As the book and day progress, the shadows in the narrative and in the pathways move from the periphery.  The narrator, mainly overcome by joys caught in the moment, experiences a shift: “My pensiveness increased till it became sorrow.”  For the remainder of the book, this sorrow doesn’t go away, and the book ends (no spoiler, I don’t think) with the narrator returning to the room of the phantoms:

“Did I pick flowers to lay them upon my sorrow?” I asked myself, and the flowers fell out of my hand.  I had risen up, to go home, for it was late now and everything was dark.

And it is in that room of phantoms that he lovingly puts down the events of the day, with a pen overflowing with exuberance — yet while darkness pervades the air and his mood.  Is the joy performance?  Perhaps to an extent, yet it also seems to me that the joy is genuine.  The narrator has certainly convinced me of the value of a good walk and just how fulfilling the observant life can be.  Reconciling this with the just-as-genuine sadness is tricky, but I’ll leave my further thoughts out of this post, hoping others will take this on and return to discuss in the comments.

3 thoughts on “Robert Walser: The Walk

  1. Lee Monks says:

    I think the joy is borne of doing what you’re supposed to do – in Walser’s case writing – despite the torment. Reading posts such as this always reminds me of a mooted conversation between Kubrick and Nichols. ‘Why do we do this?’ queried the former. ‘Well, it’s better than not doing it.’ was the response. It’s capturing something that’s painful and recognising the hell that not doing it might prompt.

  2. Trevor says:

    I think the joy is borne of doing what you’re supposed to do — in Walser’s case writing — despite the torment.

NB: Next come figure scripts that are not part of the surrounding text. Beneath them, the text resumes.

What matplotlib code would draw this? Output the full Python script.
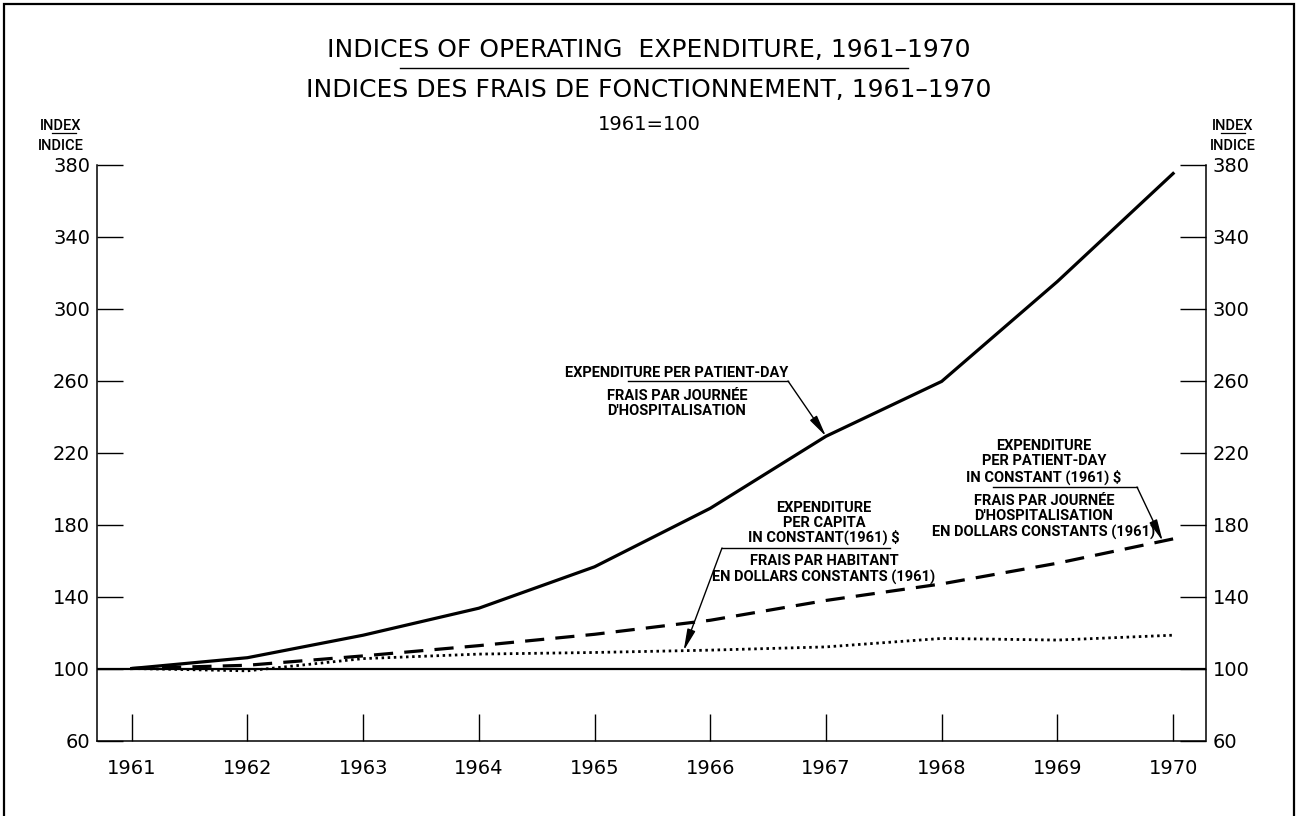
import numpy as np
import matplotlib
matplotlib.use("Agg")
import matplotlib.pyplot as plt
from matplotlib.lines import Line2D
from matplotlib.patches import Rectangle

# ---------------- data ----------------
years = [1961, 1962, 1963, 1964, 1965, 1966, 1967, 1968, 1969, 1970]
per_patient_day = [100, 106, 118.5, 133.5, 156.5, 189, 229, 259.5, 315, 375]
per_patient_day_const = [100, 101.8, 107, 112.7, 119, 126.8, 137.8, 147, 158.5, 172]
per_capita_const = [100, 98.7, 105.5, 108, 108.9, 110.2, 112, 116.7, 115.8, 118.5]
y_ticks = [60, 100, 140, 180, 220, 260, 300, 340, 380]
x_labels = [str(y) for y in years]

title_en = "INDICES OF OPERATING  EXPENDITURE, 1961–1970"
title_fr = "INDICES DES FRAIS DE FONCTIONNEMENT, 1961–1970"
base_txt = "1961=100"

W, H = 1297, 816
fig = plt.figure(figsize=(W / 100, H / 100), dpi=100)
fig.patch.set_facecolor("white")


def fx(x):
    return x / W


def fy(y):
    return 1 - y / H


# axes placement (pixels): left spine 97, right spine 1205, y=380 at 164, y=60 at 740
L, R, T, B = 97, 1205.5, 164.5, 740.5
ax = fig.add_axes([fx(L), fy(B), (R - L) / W, (B - T) / H])
ax.set_xlim(1960.70, 1970.28)
ax.set_ylim(60, 380)
ax.spines["top"].set_visible(False)
for s in ("left", "right", "bottom"):
    ax.spines[s].set_linewidth(1.1)

num_font = "DejaVu Sans"
ax.set_yticks(y_ticks)
ax.set_yticklabels([str(v) for v in y_ticks], fontsize=14, family=num_font)
ax.tick_params(axis="y", direction="in", length=19, width=1.0, left=True, right=True,
               labelleft=True, labelright=True, pad=5)
ax.set_xticks(years)
ax.set_xticklabels(x_labels, fontsize=14, family=num_font)
ax.tick_params(axis="x", direction="in", length=19.5, width=1.0, pad=13)

# baseline at 100
ax.axhline(100, color="black", lw=1.6, zorder=2)

# series
ax.plot(years, per_patient_day, color="black", lw=2.3, solid_joinstyle="miter", zorder=3)
ax.plot(years, per_patient_day_const, color="black", lw=2.3, linestyle=(0, (6, 3.5)), zorder=3)
ax.plot(years, per_capita_const, color="black", lw=2.0, linestyle=(0, (0.9, 1.3)), zorder=3)

# ---------------- titles ----------------
fig.text(fx(649), fy(57), title_en, ha="center", va="baseline", fontsize=18, family=num_font)
fig.text(fx(649), fy(96.5), title_fr, ha="center", va="baseline", fontsize=18, family=num_font)
fig.lines.append(Line2D([fx(400), fx(908)], [fy(68), fy(68)], transform=fig.transFigure,
                        color="black", lw=1.0))
fig.text(fx(649), fy(130), base_txt, ha="center", va="baseline", fontsize=14, family=num_font)

small = ["Roboto", "DejaVu Sans"]
for cx, ux0, ux1 in ((61, 52, 76), (1233, 1221, 1245)):
    fig.text(fx(cx), fy(129.5), "INDEX", ha="center", va="baseline", fontsize=10.5,
             family=small, fontweight="medium")
    fig.text(fx(cx), fy(150), "INDICE", ha="center", va="baseline", fontsize=10.5,
             family=small, fontweight="medium")
    fig.lines.append(Line2D([fx(ux0), fx(ux1)], [fy(133), fy(133)], transform=fig.transFigure,
                            color="black", lw=0.9))

# ---------------- annotations ----------------
ann_kw = dict(ha="center", va="baseline", fontsize=10.5, family=small, fontweight="bold")


def label_block(cx, lines, baselines, ux0, ux1, uy, tip, start_x):
    for t, b in zip(lines, baselines):
        fig.text(fx(cx), fy(b), t, **ann_kw)
    fig.lines.append(Line2D([fx(ux0), fx(ux1)], [fy(uy), fy(uy)], transform=fig.transFigure,
                            color="black", lw=1.0))
    ax.annotate("", xy=tip, xycoords="data",
                xytext=(fx(start_x), fy(uy)),
                textcoords="figure fraction",
                arrowprops=dict(arrowstyle="-|>,head_length=1.3,head_width=0.25",
                                color="black", lw=1.0, shrinkA=0, shrinkB=0))


# expenditure per patient-day
label_block(677, ["EXPENDITURE PER PATIENT-DAY", "FRAIS PAR JOURNÉE", "D'HOSPITALISATION"],
            [377, 400, 415], 628, 788, 381, (1967, per_patient_day[6]), 788)

# per capita constant
x2 = 1965.77
label_block(824, ["EXPENDITURE", "PER CAPITA", "IN CONSTANT(1961) $",
                  "FRAIS PAR HABITANT", "EN DOLLARS CONSTANTS (1961)"],
            [512, 527, 542, 565, 582], 722, 890, 548,
            (x2, float(np.interp(x2, years, per_capita_const))), 722)

# per patient-day constant
x3 = 1969.91
label_block(1044, ["EXPENDITURE", "PER PATIENT-DAY", "IN CONSTANT (1961) $",
                   "FRAIS PAR JOURNÉE", "D'HOSPITALISATION", "EN DOLLARS CONSTANTS (1961)"],
            [450, 465, 482, 505, 520, 537], 993, 1137, 487,
            (x3, float(np.interp(x3, years, per_patient_day_const))), 1137)

# figure border
fig.patches.append(Rectangle((fx(3.5), fy(830)), fx(1290.5), fy(3.5) - fy(830),
                             transform=fig.transFigure, fill=False, lw=1.6, color="black"))

fig.savefig("out.png", dpi=100, facecolor="white")
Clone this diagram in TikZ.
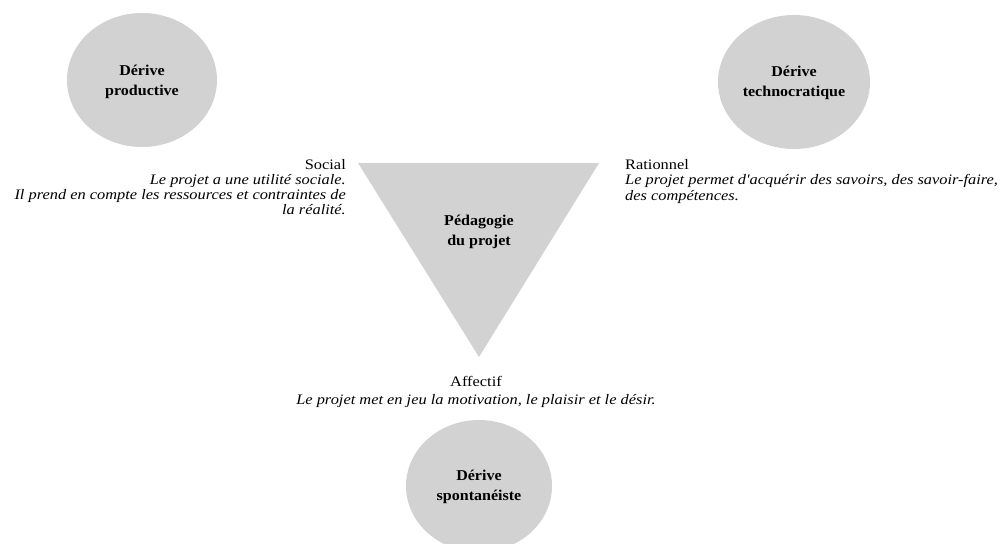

    Good point, Lee. I do think that joy and torment are related in this case, coming, perhaps, from the same source even. If you haven’t read this one, I am positive you’ll love it.

  3. Pykk says:

    All writing is performance, every comma is performance — the actor takes a breath — writing is speech translated, and speech is performance: clarity for the sake of an audience. A convincing performance doesn’t guarantee genuine feeling, and an unconvincing performance doesn’t let you know that the person wasn’t genuinely emotional. There are plenty of sincere bad poets. I think Walser’s style exaggerates that idea of performance so that you can see it — other writers try to hide it — he doesn’t — he’s genuinely performing — and he signals this to the reader, here, with his unnecessary words — there is no need for “discreetly, smoothly” and also “calmly,” there is no need for both “inventor” and “writer” since obviously they’re the same thing, there’s no need to tell us that a friendly, good impression is also delightful, because anybody can work that out for themselves; and if someone spoke to you like this out loud you might say that they were joyful but also hysterical.

    He tells you that he’s banished pain and sorrow and then, completely blatantly, which is very sweet and beautiful, tells you that he’s lying. “Sorrow, pain, and grave thoughts were as vanished, although I vividly sensed a certain seriousness still before me and behind me.” Gravity hasn’t vanished, it’s been rephrased. He qualifies himself, he corrects himself. “A little child smiles at me, but, with children, we need not emphasise their smallness, because all children are small, although, here and there, big ones exist, perhaps more big ones than one is inclined to suppose” — this comes from from another short piece, A Contribution To The Celebration of Conrad Ferdinand Meiger — he draws attention to his own devices — from A Biedermeir Story — “With a nobly casual air, as befitted his rank as a war lord, General Gorchakov, who only comes into this sketch of mine for local colour, commanded his armies.”

    Who exaggerates their feelings, who qualifies, who contradicts? People who are anxious, people who feel themselves being watched and judged, people who are teasing you or being funny or ironic, people who are afraid you might not believe them, self-conscious people, people who feel desperate and shy, perhaps, but none of that means that their joy isn’t genuine. (If Walser didn’t genuinely enjoy walking then he’s the patron saint of masochists, he did so much of it.) He’s hiding and he’s not hiding that he’s hiding, he reminds you that he’s hiding, all writers are hiding, and by doing this he hides. Here I am, he says, and you can’t get me.